The insidious nature of good deeds

By Jen Anthony

Human kindness, from where does it stem? Is it something that truly comes from the good of our souls; or is there perhaps a darker side to it? Do you feel better after being kind to someone? What’s the payoff?

It seems some people (pessimists perhaps, or perhaps not) believe human kindness is nothing more than yet another way humans try to control one another, and that there’s always a selfish motive or payoff involved in the act of kindness. How, you may ask?

Here’s an example: your mom asks you to please help her out by using your technological knowledge to set up her new computer. You agree to do so, but somewhere in your mind (perhaps not your conscious mind) you are keeping tally, thinking, "OK, that’s a bunch of favours I’ve done for mom–she owes me." You know she will feel indebted to you for all you’ve done to help her out. So you’re one up on her; you’ve established a minor form of control.

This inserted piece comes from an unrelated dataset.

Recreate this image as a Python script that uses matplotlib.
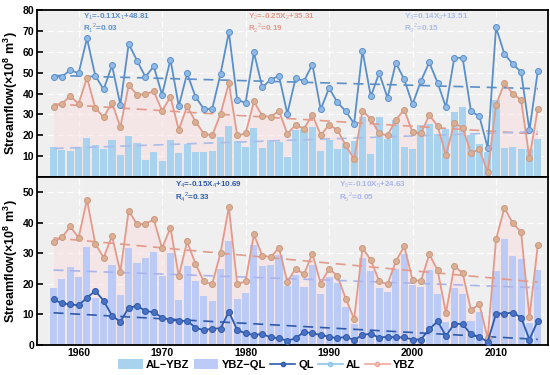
import numpy as np
import matplotlib
matplotlib.use("Agg")
import matplotlib.pyplot as plt
from matplotlib.patches import Patch
from matplotlib.lines import Line2D

plt.rcParams['font.family'] = ['Liberation Sans', 'DejaVu Sans']
plt.rcParams['mathtext.fontset'] = 'custom'
plt.rcParams['mathtext.rm'] = 'Liberation Sans'
plt.rcParams['mathtext.bf'] = 'Liberation Sans:bold'

years = list(range(1957, 2016))

AL = [48.1, 48.0, 51.3, 49.7, 66.5, 48.5, 42.0, 53.5, 34.6, 63.8,
      55.8, 48.0, 53.0, 39.4, 56.3, 34.0, 49.7, 38.5, 32.6, 32.6,
      49.4, 69.5, 37.0, 35.5, 59.8, 43.0, 46.6, 48.5, 30.4, 47.4,
      46.0, 53.9, 32.4, 42.6, 35.8, 31.5, 25.6, 60.6, 38.6, 49.8,
      38.0, 54.7, 46.8, 34.8, 46.0, 54.9, 45.2, 33.5, 57.1, 57.1,
      31.5, 29.1, 14.0, 71.7, 59.0, 54.2, 50.3, 22.4, 50.7]

YBZ = [33.7, 35.2, 38.8, 35.1, 47.6, 33.2, 28.6, 35.7, 23.9, 44.0,
       39.5, 39.7, 41.1, 31.7, 38.4, 22.6, 33.9, 26.6, 20.8, 19.9,
       30.2, 45.1, 19.9, 20.9, 36.2, 29.3, 28.8, 31.8, 20.7, 25.0,
       23.2, 29.9, 20.1, 25.0, 22.6, 15.2, 8.5, 31.8, 27.8, 20.9,
       19.9, 27.4, 32.3, 21.4, 20.9, 29.7, 24.5, 10.5, 25.8, 23.6,
       11.4, 13.4, 2.2, 34.6, 44.9, 39.9, 37.0, 9.1, 32.6]

QL = [14.9, 13.6, 13.3, 13.0, 15.5, 17.7, 14.5, 9.6, 7.6, 12.2,
      12.8, 11.2, 10.7, 9.0, 8.2, 7.9, 7.9, 5.7, 4.8, 5.4,
      5.4, 10.9, 4.9, 3.8, 3.3, 3.6, 2.5, 2.2, 1.4, 2.2,
      4.3, 3.8, 3.3, 2.7, 2.2, 2.7, 1.6, 3.3, 3.7, 2.4,
      2.7, 2.5, 2.5, 1.8, 1.8, 5.1, 7.8, 2.9, 7.0, 6.8,
      3.5, 2.7, 1.0, 10.3, 10.3, 10.6, 9.0, 1.8, 7.9]

AL_YBZ = [14.4, 12.8, 12.5, 14.6, 18.9, 15.3, 13.4, 17.8, 10.7, 19.8,
          16.3, 8.3, 11.9, 7.7, 17.9, 11.4, 15.8, 11.9, 11.8, 12.7,
          19.2, 24.4, 17.1, 14.6, 23.6, 13.7, 17.8, 16.7, 9.7, 22.4,
          22.8, 24.0, 12.3, 17.6, 13.2, 16.3, 17.1, 28.8, 10.8, 28.9,
          18.1, 27.3, 14.5, 13.4, 25.1, 25.2, 20.7, 23.0, 31.3, 33.5,
          20.1, 15.7, 11.8, 37.1, 14.1, 14.3, 13.3, 13.3, 18.1]

YBZ_QL = [18.8, 21.6, 25.5, 22.1, 32.1, 15.5, 14.1, 26.1, 16.3, 31.8,
          26.7, 28.5, 30.4, 22.7, 30.2, 14.7, 26.0, 20.9, 16.0, 14.5,
          24.8, 34.2, 15.0, 17.1, 32.9, 25.7, 26.3, 29.6, 19.3, 22.8,
          18.9, 26.1, 16.8, 22.3, 20.4, 12.5, 6.9, 28.5, 24.1, 18.5,
          17.2, 24.9, 29.8, 19.6, 19.1, 24.6, 16.7, 7.6, 18.8, 16.8,
          7.9, 10.7, 1.2, 24.3, 34.6, 29.3, 28.0, 7.3, 24.7]

# trend equations (slope, intercept), X = 1..n
trend_AL = (-0.11, 48.81)
trend_YBZ = (-0.25, 35.31)
trend_ALYBZ = (0.14, 13.51)
trend_QL = (-0.15, 10.69)
trend_YBZQL = (-0.10, 24.63)

xticks = [1960, 1970, 1980, 1990, 2000, 2010]

c_al = '#5b8fc9'
c_al_m = '#8fb9e6'
c_ybz = '#e39a8a'
c_ybz_m = '#dcae92'
c_ql = '#2f5aab'
c_ql_m = '#4a72c4'
c_bar1 = '#a9d2ef'
c_bar2 = '#bccbf6'
c_t3 = '#a9bde8'
c_t5 = '#aab4ec'
bg = '#efefef'

yrs = np.array(years)
X = np.arange(1, len(years) + 1)

fig = plt.figure(figsize=(5.5, 3.75), dpi=100)
ax1 = fig.add_axes([0.067, 0.528, 0.929, 0.445])
ax2 = fig.add_axes([0.067, 0.080, 0.929, 0.448])

ylab = 'Streamflow(×10$^{\\mathbf{8}}$ m$^{\\mathbf{3}}$)'


def style(ax):
    ax.set_facecolor(bg)
    ax.set_xlim(1955, 2016.2)
    ax.set_xticks(xticks)
    ax.grid(True, color='white', linestyle=(0, (5, 3)), linewidth=0.9)
    ax.set_axisbelow(True)
    for s in ax.spines.values():
        s.set_linewidth(1.3)
        s.set_color('black')
    ax.tick_params(direction='in', length=4, width=1.2, labelsize=7.5, pad=2)
    for lab in ax.get_yticklabels() + ax.get_xticklabels():
        lab.set_fontweight('bold')
    ax.set_ylabel(ylab, fontsize=9, fontweight='bold', labelpad=2)


def dash(ax, coef, color):
    ax.plot(yrs, coef[0] * X + coef[1], color=color, lw=1.2,
            linestyle=(0, (6, 4)), zorder=3)


mk = dict(marker='o', markersize=4.3, markeredgewidth=0.7, lw=1.3, zorder=5)

# ---- top panel
ax1.fill_between(yrs, YBZ, 0, color='#fbd9de', alpha=0.45, lw=0, zorder=1)
ax1.bar(yrs, AL_YBZ, width=0.85, color=c_bar1, zorder=2)
dash(ax1, trend_AL, c_al)
dash(ax1, trend_YBZ, c_ybz)
dash(ax1, trend_ALYBZ, c_t3)
ax1.plot(yrs, AL, color=c_al, markerfacecolor=c_al_m, markeredgecolor=c_al, **mk)
ax1.plot(yrs, YBZ, color=c_ybz, markerfacecolor=c_ybz_m, markeredgecolor='#c79a80', **mk)
ax1.set_ylim(0, 80)
ax1.set_yticks([10, 20, 30, 40, 50, 60, 70, 80])
style(ax1)
ax1.tick_params(labelbottom=False)

eq = dict(fontsize=5.8, fontweight='bold', va='center')
ax1.text(1960.5, 77, 'Y$_1$=-0.11X$_1$+48.81', color=c_al, **eq)
ax1.text(1960.5, 71.5, 'R$_1$$^2$=0.03', color=c_al, **eq)
ax1.text(1980.3, 77, 'Y$_2$=-0.25X$_2$+35.31', color=c_ybz, **eq)
ax1.text(1980.3, 71.5, 'R$_2$$^2$=0.19', color=c_ybz, **eq)
ax1.text(1999.0, 77, 'Y$_3$=0.14X$_3$+13.51', color=c_t3, **eq)
ax1.text(1999.0, 71.5, 'R$_3$$^2$=0.15', color=c_t3, **eq)

# ---- bottom panel
ax2.fill_between(yrs, YBZ, 0, color='#fbd9de', alpha=0.45, lw=0, zorder=1)
ax2.bar(yrs, YBZ_QL, width=0.85, color=c_bar2, zorder=2)
dash(ax2, trend_YBZ, c_ybz)
dash(ax2, trend_YBZQL, c_t5)
dash(ax2, trend_QL, c_ql)
ax2.plot(yrs, YBZ, color=c_ybz, markerfacecolor=c_ybz_m, markeredgecolor='#c79a80', **mk)
ax2.plot(yrs, QL, color=c_ql, markerfacecolor=c_ql_m, markeredgecolor=c_ql, **mk)
ax2.set_ylim(0, 55)
ax2.set_yticks([0, 10, 20, 30, 40, 50])
style(ax2)

ax2.text(1971.5, 52.5, 'Y$_4$=-0.15X$_4$+10.69', color=c_ql, **eq)
ax2.text(1971.5, 48.3, 'R$_4$$^2$=0.33', color=c_ql, **eq)
ax2.text(1991.2, 52.5, 'Y$_5$=-0.10X$_5$+24.63', color=c_t5, **eq)
ax2.text(1991.2, 48.3, 'R$_5$$^2$=0.05', color=c_t5, **eq)

handles = [
    Patch(facecolor=c_bar1, label='AL\u2212YBZ'),
    Patch(facecolor=c_bar2, label='YBZ\u2212QL'),
    Line2D([], [], color=c_ql, marker='o', markersize=3, markerfacecolor=c_ql_m, lw=1.2, label='QL'),
    Line2D([], [], color='#8fc4ea', marker='o', markersize=3, markerfacecolor='#a8d2f0', lw=1.2, label='AL'),
    Line2D([], [], color='#f0a89e', marker='o', markersize=3, markerfacecolor='#f3bdb3', lw=1.2, label='YBZ'),
]
fig.legend(handles=handles, loc='center', bbox_to_anchor=(0.485, 0.028), ncol=5,
           frameon=False, prop={'weight': 'bold', 'size': 8}, handlelength=2.2,
           handleheight=0.9, columnspacing=0.4, handletextpad=0.3,
           borderpad=0.1)

fig.savefig('out.png', dpi=100)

Not convinced? Here’s another example that illustrates some of the personal rewards of being kind. You have a very sick friend who is unable to do much of what they were once able to do. They’re too proud to ask for help, but you know they need it. So you take it upon yourself to diligently help them do these once-easy tasks. You feel elated, almost on a high because you feel so good about helping them out. It gives you a rush, confirming that you are a well rounded, giving, caring person. This boosts your ego, gives you confidence, and reflects back to you in a positive way the type of person you see yourself as, or feel you are.

By now you’re probably fully denying that you’re this type of person. "No, not me, I don’t do that. When I’m kind or giving, it’s from the heart because I care about the person." Does that sound about right? OK, so your kindness comes from the heart; you honestly, genuinely care for this person… let’s try another example.

Your boyfriend or girlfriend is out working late and you know they’ll be hungry and tired when they return home. So you decide to take them a snack. They are happy to see you and eagerly gobble down the snack you’ve prepared for them. Afterwards, you both walk home together. Now surely there’s nothing wrong with that. Or is there? This scenario could be read in this manner: you’ve done this random act of kindness because you know it’s what you would like to have done for you. Without realizing it, you’ve just placed expectations and obligations on your mate. You now expect the same treatment if you’re ever in that situation, and your partner may then feel obliged to do so–even though this could mean it was no longer an act of kindness for them, but one of obligation. If your partner does not return this kindness, they won’t meet your expectations and you could feel as though you’re giving more to the relationship than they are. And this might open a whole new can of worms.

Through these examples you can see human kindness isn’t all it’s chalked up to be. That being said, I don’t believe we should give up entirely on the human race. Regardless of all these points the simple fact remains: when you do something kind for someone, you’re making them feel special and brightening their day–if only for that moment in time, you have achieved the true meaning behind kindness.